Achtelbuscher: Schlimmer für beide wäre das auch nicht gewesen. Nein, das Problem liegt darin, dass SPD iwe CDU sich immer noch für Volksparteien halten, die aber sind ein historisches Relikt, denn Milieus und Lager werden brüchiger und die Wähler glauben nicht mehr einfach so, was ihnen durch Medien vorgesetzt werden, die - wie im Fall von ARD und ZDF - direkt unter der Kuratel der Parteien stehen. Der Wert der Volksparteien misst sich aber nicht am eigenen Glauben daran, man sei eine. Sondern am Vermögen, heterogene Interessen unterschiedlicher Bevölkerungsschichten zu bündeln. Die GroKo-Parteien sprachen ja zuletzt wirklich nur noch ein relativ fest umrissenes Klientel an. Die, die in den letzten Jahren profitiert hatten.

Stehen nun nach dem Ende der Jamaika-Spekulation also irgendwann interne Machtkämpfe um die kommende Richtung bevor?

Achtelbuscher: Das ist eine Frage des Krisenmanagement. SPD wie CDU wissen, dass die Krise nur noch tiefer wird, wenn die in den Tiefen der Parteikörper brodelnden Energien nach außen ausbrechen. Deshalb halten Schulz und Merkel ja auch noch durch beziehungsweise dulden ihre Gegenkräfte deren Versuche, von der Spitze aus einen Neuanfang zu organisieren. Aus der Geschichte wissen wir, dass das noch nie gelungen ist, aber nach den vielen Jahren, in denen die beiden Parteien von relativen kleinen, fest miteinander verbundenen Gruppen geführt wurden, herrscht dort wohl der Glaube, dass es diesmal anders sein könne. Allerdings könnte schon beim Parteitag im Dezember alles ins Wanken kommen, weil die Basis der SPD eine Figur wie die alteingesessene Andrea Nahles als fragwürdige Anführerin beim angeblichen Marsch in ein neues Zeitalter empfindet. Klar ist: je später der Umbruch kommt, desto geschwächter wird die Partei sein, die ihn dann ertragen muss.

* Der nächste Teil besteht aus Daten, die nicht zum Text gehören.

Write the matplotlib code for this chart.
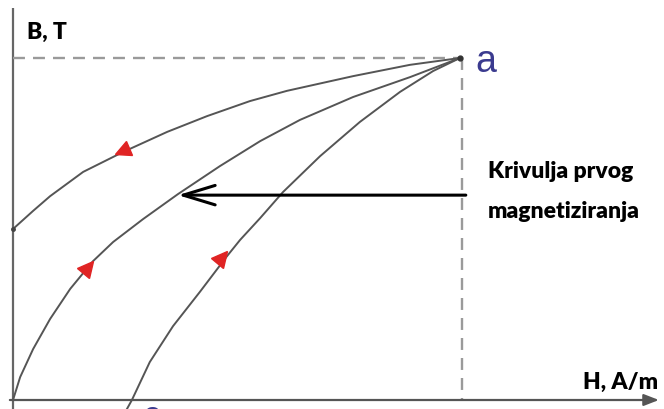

Und was erwarten Sie für eine Regierungsbildung?

Achtelbuscher: Das wird kein Selbstläufer. Aber ein einigermaßen gut geführtes Land kann auch mal sieben, acht oder auch zwölf Monate ohne Regierung aushalten. Eigentlich regiert in Deutschland ja nun auch schon seit Juni niemand mehr. Und man merkt es im Alltag kaum.

Viele sagen, die Situation sei jetzt so spannend wie lange nicht, die Menschen gingen wieder zur Wahl, es interessierten sich viele für Politik?

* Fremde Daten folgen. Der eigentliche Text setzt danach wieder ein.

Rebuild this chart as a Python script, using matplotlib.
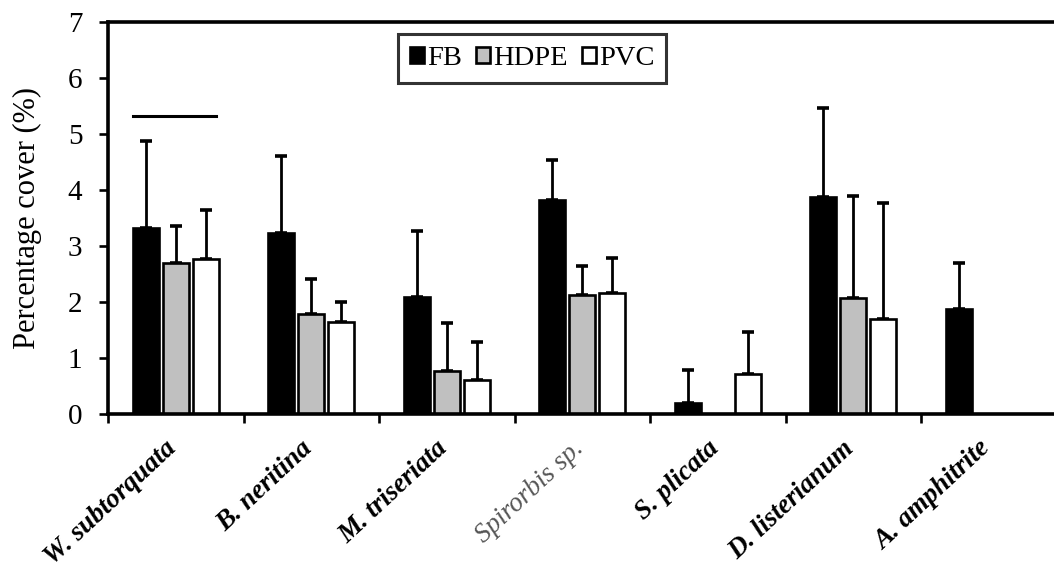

Achtelbuscher: Das ist auch ein Spiegel der Schmusezeiten, die wir unter Union und SPD erlebt haben. Die CDU hat sich ja zu einer sozialdemokratischen Partei gewandelt, die Sozialdemokraten haben den Pragmatismus von notwendigen Rüstungsexporten und freundlichen Gesprächen mit Diktatoren entdeckt. Das verschleißt einerseits die Demokratie, andererseits ist so eine Art Führung des Landes durch reines Management für die Wirtschaft ein Segen. Vielleicht sollte man es probehalber mal zwei Jahre so weiterlaufen lassen. Dann wüssten wir, wie nachhaltig das ist. Und dann könnte man entscheiden, ob es sich wirklich lohnt, jedes Jahr mehr als 300 Millionen für eine Regierung auszugeben, wenn man für dieselbe Summe auch 100.000 neue, kostenlose Kindergartenplätze schaffen könnte.

2 Kommentare:

Anonym hat gesagt…

Hört ihr jetzt auch ständig von 'staatspolitischer Verantwortung' faseln, wegen der jetzt doch noch irgendwer mit irgendwem außer der AfD koalieren müsse?
Wer hat denn diesen Leerbegriff, auch Worthülse genannt, plötzlich in die Runde geworfen? So als wäre 'staatspolitische Verantwortung' ein Grund, einen faulen Arschwisch von Koalitionsfvertrag zu unterschreiben, wo es doch der beste Grund dafür war, das nicht zu tun?

Anonym hat gesagt…

Sogenannte Demokratie ist für die wahren Herren (die nicht dieselben sind, wie klein Fritzchen wähnt, also, die eigentlichen Herren, wie die irren Verschwörungstheoretiker D'Israeli und Rathenau schon gesagt bzw. angedeutet haben)schlicht und einfach ökonomischer, als nackte orientalische Despotie.
Jetzt haben wir einen Huf in der Tür, jetzt werden wie sie "jagen"!
Zugegeben, ick habe ihnen jewählt. Wat schast maken, außer preppen.